Good point about him being trained to kill, but perhaps they knew his ethics well enough to trust that he would not kill what he saw as an innocent.
Yes, multiple cameras and microphones in *every* house, or any other building, or public space, including parks. There was an episode where he found a couple areas out of camera reach in the forest periphery where he built a raft once…. but it turned out they knew all about it.
I see John Rutherford and I (and you) are all on the same wavelength. I just started rewatching The Prisoner and was amazed at how many of the pinpoint accurate nuances I had forgotten. For example, in the second episode, #2 talks about how The Village is a model for “one world government”, to which #6 replies, “Yes, the whole world is the village”. Yikes! Not too bad for a program that we got to see only because they needed a summer replacement for “The Jackie Gleason Show!. (Yes, I saw it ‘live’ in its orignal US tv run!)

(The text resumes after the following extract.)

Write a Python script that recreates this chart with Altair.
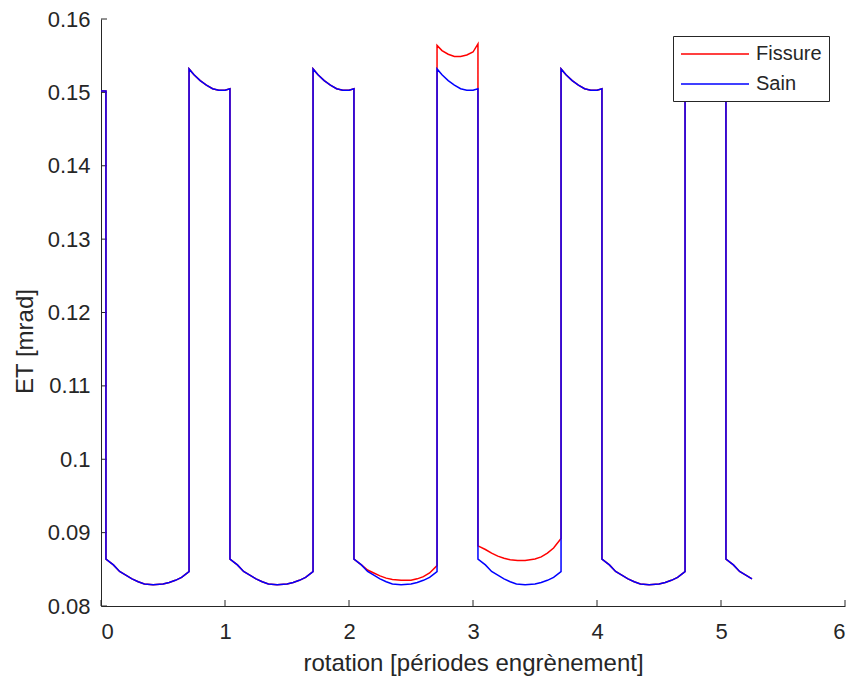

One of the best jobs they have done, is to not realize we are prisoners and only have the illusion of freedom. Liberty was lost a long time ago.
D Rockefeeler described this in Memoirs.
They are almost done building their digital gulag for us proles. This video is a very good summary of how we got here:
https://rumble.com/v29fe34-covid-19-the-biodefense-mafia.html
Every man and woman should take the time to watch this.
No covid shot, no social security. They’re thinking about it. Take a lot with you, Gramps!
Bring it. We’re thinking about it.
Another point often missed is every episode has a different #2. This was the message that the face of the state might change but its ultimate nature dies not.
Interestingly, in Ep 2, Six was having tea with Two who told him that the Village is the blueprint for “world order”.
Yes, rebellion comes at a cost but so does obedience.
Ike was involved in clearing the Bonus Army out of DC. He was part of the enforcement arm of a dictatorial government.